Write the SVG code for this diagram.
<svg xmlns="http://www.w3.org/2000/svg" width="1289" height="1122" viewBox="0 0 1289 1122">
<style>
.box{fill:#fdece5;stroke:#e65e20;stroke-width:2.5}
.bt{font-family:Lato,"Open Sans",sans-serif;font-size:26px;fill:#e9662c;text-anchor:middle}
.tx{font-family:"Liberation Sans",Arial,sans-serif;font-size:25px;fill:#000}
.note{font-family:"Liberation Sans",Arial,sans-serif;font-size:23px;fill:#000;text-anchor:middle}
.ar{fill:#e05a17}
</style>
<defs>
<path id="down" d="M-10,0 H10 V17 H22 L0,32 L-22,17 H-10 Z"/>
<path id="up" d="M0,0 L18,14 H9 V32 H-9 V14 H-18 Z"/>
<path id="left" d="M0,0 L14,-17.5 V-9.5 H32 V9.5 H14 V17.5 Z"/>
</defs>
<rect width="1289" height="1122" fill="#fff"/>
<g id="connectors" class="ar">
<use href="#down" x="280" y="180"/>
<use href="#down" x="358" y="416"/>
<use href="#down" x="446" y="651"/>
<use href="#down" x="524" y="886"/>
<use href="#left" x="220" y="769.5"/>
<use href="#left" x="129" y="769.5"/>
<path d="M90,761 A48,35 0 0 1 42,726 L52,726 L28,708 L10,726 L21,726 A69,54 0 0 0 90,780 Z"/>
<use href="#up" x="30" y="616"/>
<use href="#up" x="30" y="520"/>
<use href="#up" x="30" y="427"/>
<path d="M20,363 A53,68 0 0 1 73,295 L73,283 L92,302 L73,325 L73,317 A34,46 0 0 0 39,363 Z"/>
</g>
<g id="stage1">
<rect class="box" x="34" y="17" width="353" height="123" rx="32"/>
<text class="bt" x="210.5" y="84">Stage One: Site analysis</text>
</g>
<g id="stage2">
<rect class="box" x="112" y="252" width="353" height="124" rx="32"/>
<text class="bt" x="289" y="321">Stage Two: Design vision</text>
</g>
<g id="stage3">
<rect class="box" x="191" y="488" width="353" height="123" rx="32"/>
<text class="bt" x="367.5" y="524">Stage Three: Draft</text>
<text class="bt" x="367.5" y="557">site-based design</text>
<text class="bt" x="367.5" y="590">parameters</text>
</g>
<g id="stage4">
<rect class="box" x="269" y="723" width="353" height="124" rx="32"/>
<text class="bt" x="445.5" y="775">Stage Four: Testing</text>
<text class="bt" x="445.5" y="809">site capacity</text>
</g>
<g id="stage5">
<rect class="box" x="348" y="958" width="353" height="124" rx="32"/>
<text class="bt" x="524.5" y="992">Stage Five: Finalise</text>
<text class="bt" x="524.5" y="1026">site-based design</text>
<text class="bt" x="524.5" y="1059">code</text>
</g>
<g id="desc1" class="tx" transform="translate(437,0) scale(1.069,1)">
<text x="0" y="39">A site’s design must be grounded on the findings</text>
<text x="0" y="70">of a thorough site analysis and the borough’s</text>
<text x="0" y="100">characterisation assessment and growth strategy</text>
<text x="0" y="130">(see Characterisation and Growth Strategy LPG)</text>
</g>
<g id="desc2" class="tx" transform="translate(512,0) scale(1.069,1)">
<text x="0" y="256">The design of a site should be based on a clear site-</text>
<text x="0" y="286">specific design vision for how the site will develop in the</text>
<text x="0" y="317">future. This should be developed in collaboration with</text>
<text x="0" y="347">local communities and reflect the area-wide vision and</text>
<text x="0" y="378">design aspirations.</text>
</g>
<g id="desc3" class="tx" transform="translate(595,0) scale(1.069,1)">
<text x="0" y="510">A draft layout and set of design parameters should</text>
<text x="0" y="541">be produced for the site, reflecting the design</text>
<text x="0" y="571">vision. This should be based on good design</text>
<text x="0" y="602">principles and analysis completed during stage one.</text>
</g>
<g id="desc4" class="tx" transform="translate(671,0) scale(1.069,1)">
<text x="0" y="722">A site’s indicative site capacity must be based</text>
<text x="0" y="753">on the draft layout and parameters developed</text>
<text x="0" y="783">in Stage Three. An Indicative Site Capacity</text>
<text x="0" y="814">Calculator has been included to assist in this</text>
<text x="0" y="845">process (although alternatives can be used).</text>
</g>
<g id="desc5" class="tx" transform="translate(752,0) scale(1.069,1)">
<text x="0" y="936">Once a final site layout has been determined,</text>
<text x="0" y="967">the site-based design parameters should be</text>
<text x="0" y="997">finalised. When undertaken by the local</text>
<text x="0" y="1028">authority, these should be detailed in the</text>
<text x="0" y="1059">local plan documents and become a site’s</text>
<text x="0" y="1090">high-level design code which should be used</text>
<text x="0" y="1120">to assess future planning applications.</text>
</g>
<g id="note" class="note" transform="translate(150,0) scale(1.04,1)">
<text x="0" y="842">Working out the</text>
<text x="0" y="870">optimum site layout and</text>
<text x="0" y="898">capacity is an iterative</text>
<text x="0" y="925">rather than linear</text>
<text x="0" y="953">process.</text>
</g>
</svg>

-.-.-

What is being asked:
Copy out the full material exactly as it appears.

Solution:
Write the SVG code for this diagram.
<svg xmlns="http://www.w3.org/2000/svg" width="1289" height="1122" viewBox="0 0 1289 1122">
<style>
.box{fill:#fdece5;stroke:#e65e20;stroke-width:2.5}
.bt{font-family:Lato,"Open Sans",sans-serif;font-size:26px;fill:#e9662c;text-anchor:middle}
.tx{font-family:"Liberation Sans",Arial,sans-serif;font-size:25px;fill:#000}
.note{font-family:"Liberation Sans",Arial,sans-serif;font-size:23px;fill:#000;text-anchor:middle}
.ar{fill:#e05a17}
</style>
<defs>
<path id="down" d="M-10,0 H10 V17 H22 L0,32 L-22,17 H-10 Z"/>
<path id="up" d="M0,0 L18,14 H9 V32 H-9 V14 H-18 Z"/>
<path id="left" d="M0,0 L14,-17.5 V-9.5 H32 V9.5 H14 V17.5 Z"/>
</defs>
<rect width="1289" height="1122" fill="#fff"/>
<g id="connectors" class="ar">
<use href="#down" x="280" y="180"/>
<use href="#down" x="358" y="416"/>
<use href="#down" x="446" y="651"/>
<use href="#down" x="524" y="886"/>
<use href="#left" x="220" y="769.5"/>
<use href="#left" x="129" y="769.5"/>
<path d="M90,761 A48,35 0 0 1 42,726 L52,726 L28,708 L10,726 L21,726 A69,54 0 0 0 90,780 Z"/>
<use href="#up" x="30" y="616"/>
<use href="#up" x="30" y="520"/>
<use href="#up" x="30" y="427"/>
<path d="M20,363 A53,68 0 0 1 73,295 L73,283 L92,302 L73,325 L73,317 A34,46 0 0 0 39,363 Z"/>
</g>
<g id="stage1">
<rect class="box" x="34" y="17" width="353" height="123" rx="32"/>
<text class="bt" x="210.5" y="84">Stage One: Site analysis</text>
</g>
<g id="stage2">
<rect class="box" x="112" y="252" width="353" height="124" rx="32"/>
<text class="bt" x="289" y="321">Stage Two: Design vision</text>
</g>
<g id="stage3">
<rect class="box" x="191" y="488" width="353" height="123" rx="32"/>
<text class="bt" x="367.5" y="524">Stage Three: Draft</text>
<text class="bt" x="367.5" y="557">site-based design</text>
<text class="bt" x="367.5" y="590">parameters</text>
</g>
<g id="stage4">
<rect class="box" x="269" y="723" width="353" height="124" rx="32"/>
<text class="bt" x="445.5" y="775">Stage Four: Testing</text>
<text class="bt" x="445.5" y="809">site capacity</text>
</g>
<g id="stage5">
<rect class="box" x="348" y="958" width="353" height="124" rx="32"/>
<text class="bt" x="524.5" y="992">Stage Five: Finalise</text>
<text class="bt" x="524.5" y="1026">site-based design</text>
<text class="bt" x="524.5" y="1059">code</text>
</g>
<g id="desc1" class="tx" transform="translate(437,0) scale(1.069,1)">
<text x="0" y="39">A site’s design must be grounded on the findings</text>
<text x="0" y="70">of a thorough site analysis and the borough’s</text>
<text x="0" y="100">characterisation assessment and growth strategy</text>
<text x="0" y="130">(see Characterisation and Growth Strategy LPG)</text>
</g>
<g id="desc2" class="tx" transform="translate(512,0) scale(1.069,1)">
<text x="0" y="256">The design of a site should be based on a clear site-</text>
<text x="0" y="286">specific design vision for how the site will develop in the</text>
<text x="0" y="317">future. This should be developed in collaboration with</text>
<text x="0" y="347">local communities and reflect the area-wide vision and</text>
<text x="0" y="378">design aspirations.</text>
</g>
<g id="desc3" class="tx" transform="translate(595,0) scale(1.069,1)">
<text x="0" y="510">A draft layout and set of design parameters should</text>
<text x="0" y="541">be produced for the site, reflecting the design</text>
<text x="0" y="571">vision. This should be based on good design</text>
<text x="0" y="602">principles and analysis completed during stage one.</text>
</g>
<g id="desc4" class="tx" transform="translate(671,0) scale(1.069,1)">
<text x="0" y="722">A site’s indicative site capacity must be based</text>
<text x="0" y="753">on the draft layout and parameters developed</text>
<text x="0" y="783">in Stage Three. An Indicative Site Capacity</text>
<text x="0" y="814">Calculator has been included to assist in this</text>
<text x="0" y="845">process (although alternatives can be used).</text>
</g>
<g id="desc5" class="tx" transform="translate(752,0) scale(1.069,1)">
<text x="0" y="936">Once a final site layout has been determined,</text>
<text x="0" y="967">the site-based design parameters should be</text>
<text x="0" y="997">finalised. When undertaken by the local</text>
<text x="0" y="1028">authority, these should be detailed in the</text>
<text x="0" y="1059">local plan documents and become a site’s</text>
<text x="0" y="1090">high-level design code which should be used</text>
<text x="0" y="1120">to assess future planning applications.</text>
</g>
<g id="note" class="note" transform="translate(150,0) scale(1.04,1)">
<text x="0" y="842">Working out the</text>
<text x="0" y="870">optimum site layout and</text>
<text x="0" y="898">capacity is an iterative</text>
<text x="0" y="925">rather than linear</text>
<text x="0" y="953">process.</text>
</g>
</svg>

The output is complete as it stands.